═══ DATASET CONTENT
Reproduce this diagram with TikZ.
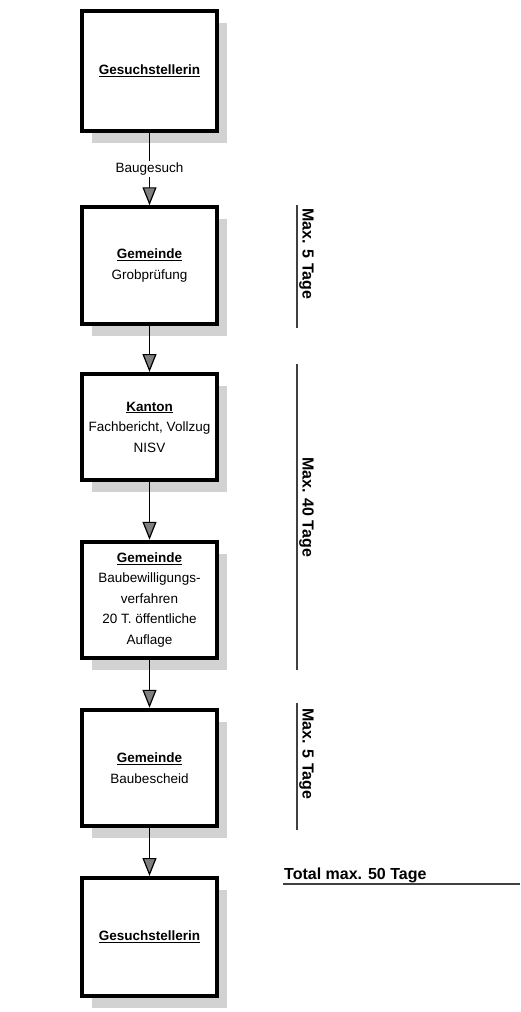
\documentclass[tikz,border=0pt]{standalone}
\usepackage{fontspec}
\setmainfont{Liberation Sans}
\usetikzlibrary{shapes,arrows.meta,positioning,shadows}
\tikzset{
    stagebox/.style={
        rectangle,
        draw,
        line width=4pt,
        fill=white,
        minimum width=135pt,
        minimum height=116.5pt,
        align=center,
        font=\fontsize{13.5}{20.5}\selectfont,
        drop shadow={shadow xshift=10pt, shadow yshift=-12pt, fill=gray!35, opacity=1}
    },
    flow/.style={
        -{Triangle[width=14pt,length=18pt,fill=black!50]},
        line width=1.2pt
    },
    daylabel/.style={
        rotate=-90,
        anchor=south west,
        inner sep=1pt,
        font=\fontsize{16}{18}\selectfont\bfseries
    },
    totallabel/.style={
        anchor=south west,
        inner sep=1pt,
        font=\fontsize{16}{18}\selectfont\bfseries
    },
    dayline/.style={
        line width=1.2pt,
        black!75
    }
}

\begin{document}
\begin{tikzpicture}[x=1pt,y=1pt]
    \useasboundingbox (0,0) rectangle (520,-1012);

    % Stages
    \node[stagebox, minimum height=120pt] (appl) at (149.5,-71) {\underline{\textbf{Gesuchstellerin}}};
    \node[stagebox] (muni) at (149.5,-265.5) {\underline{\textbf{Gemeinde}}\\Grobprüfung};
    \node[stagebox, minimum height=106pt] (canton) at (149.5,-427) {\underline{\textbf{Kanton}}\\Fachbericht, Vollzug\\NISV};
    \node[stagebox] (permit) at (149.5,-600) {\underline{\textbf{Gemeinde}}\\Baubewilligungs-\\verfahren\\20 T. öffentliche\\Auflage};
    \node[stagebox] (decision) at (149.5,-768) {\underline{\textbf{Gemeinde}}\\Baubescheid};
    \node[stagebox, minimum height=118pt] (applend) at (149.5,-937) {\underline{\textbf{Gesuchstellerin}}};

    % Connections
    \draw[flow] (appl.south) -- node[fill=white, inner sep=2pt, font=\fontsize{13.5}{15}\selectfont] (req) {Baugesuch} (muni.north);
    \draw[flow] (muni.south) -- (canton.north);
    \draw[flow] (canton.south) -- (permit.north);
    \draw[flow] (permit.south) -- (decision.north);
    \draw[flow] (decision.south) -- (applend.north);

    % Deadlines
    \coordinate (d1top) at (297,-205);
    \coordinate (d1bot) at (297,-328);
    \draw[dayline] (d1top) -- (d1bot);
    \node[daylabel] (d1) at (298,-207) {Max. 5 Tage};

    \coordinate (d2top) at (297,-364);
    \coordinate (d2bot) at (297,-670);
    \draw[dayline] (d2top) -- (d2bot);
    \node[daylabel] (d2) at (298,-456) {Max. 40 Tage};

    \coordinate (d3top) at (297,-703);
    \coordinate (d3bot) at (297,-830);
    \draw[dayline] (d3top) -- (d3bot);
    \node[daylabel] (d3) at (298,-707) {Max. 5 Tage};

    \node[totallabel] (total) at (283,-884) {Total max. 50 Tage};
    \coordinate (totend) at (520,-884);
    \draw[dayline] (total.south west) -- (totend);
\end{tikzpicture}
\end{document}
══════
[REQUEST] Write out the whole listing again, exactly, with no pictures.

[EXPECTED ANSWER]
Reproduce this diagram with TikZ.
\documentclass[tikz,border=0pt]{standalone}
\usepackage{fontspec}
\setmainfont{Liberation Sans}
\usetikzlibrary{shapes,arrows.meta,positioning,shadows}
\tikzset{
    stagebox/.style={
        rectangle,
        draw,
        line width=4pt,
        fill=white,
        minimum width=135pt,
        minimum height=116.5pt,
        align=center,
        font=\fontsize{13.5}{20.5}\selectfont,
        drop shadow={shadow xshift=10pt, shadow yshift=-12pt, fill=gray!35, opacity=1}
    },
    flow/.style={
        -{Triangle[width=14pt,length=18pt,fill=black!50]},
        line width=1.2pt
    },
    daylabel/.style={
        rotate=-90,
        anchor=south west,
        inner sep=1pt,
        font=\fontsize{16}{18}\selectfont\bfseries
    },
    totallabel/.style={
        anchor=south west,
        inner sep=1pt,
        font=\fontsize{16}{18}\selectfont\bfseries
    },
    dayline/.style={
        line width=1.2pt,
        black!75
    }
}

\begin{document}
\begin{tikzpicture}[x=1pt,y=1pt]
    \useasboundingbox (0,0) rectangle (520,-1012);

    % Stages
    \node[stagebox, minimum height=120pt] (appl) at (149.5,-71) {\underline{\textbf{Gesuchstellerin}}};
    \node[stagebox] (muni) at (149.5,-265.5) {\underline{\textbf{Gemeinde}}\\Grobprüfung};
    \node[stagebox, minimum height=106pt] (canton) at (149.5,-427) {\underline{\textbf{Kanton}}\\Fachbericht, Vollzug\\NISV};
    \node[stagebox] (permit) at (149.5,-600) {\underline{\textbf{Gemeinde}}\\Baubewilligungs-\\verfahren\\20 T. öffentliche\\Auflage};
    \node[stagebox] (decision) at (149.5,-768) {\underline{\textbf{Gemeinde}}\\Baubescheid};
    \node[stagebox, minimum height=118pt] (applend) at (149.5,-937) {\underline{\textbf{Gesuchstellerin}}};

    % Connections
    \draw[flow] (appl.south) -- node[fill=white, inner sep=2pt, font=\fontsize{13.5}{15}\selectfont] (req) {Baugesuch} (muni.north);
    \draw[flow] (muni.south) -- (canton.north);
    \draw[flow] (canton.south) -- (permit.north);
    \draw[flow] (permit.south) -- (decision.north);
    \draw[flow] (decision.south) -- (applend.north);

    % Deadlines
    \coordinate (d1top) at (297,-205);
    \coordinate (d1bot) at (297,-328);
    \draw[dayline] (d1top) -- (d1bot);
    \node[daylabel] (d1) at (298,-207) {Max. 5 Tage};

    \coordinate (d2top) at (297,-364);
    \coordinate (d2bot) at (297,-670);
    \draw[dayline] (d2top) -- (d2bot);
    \node[daylabel] (d2) at (298,-456) {Max. 40 Tage};

    \coordinate (d3top) at (297,-703);
    \coordinate (d3bot) at (297,-830);
    \draw[dayline] (d3top) -- (d3bot);
    \node[daylabel] (d3) at (298,-707) {Max. 5 Tage};

    \node[totallabel] (total) at (283,-884) {Total max. 50 Tage};
    \coordinate (totend) at (520,-884);
    \draw[dayline] (total.south west) -- (totend);
\end{tikzpicture}
\end{document}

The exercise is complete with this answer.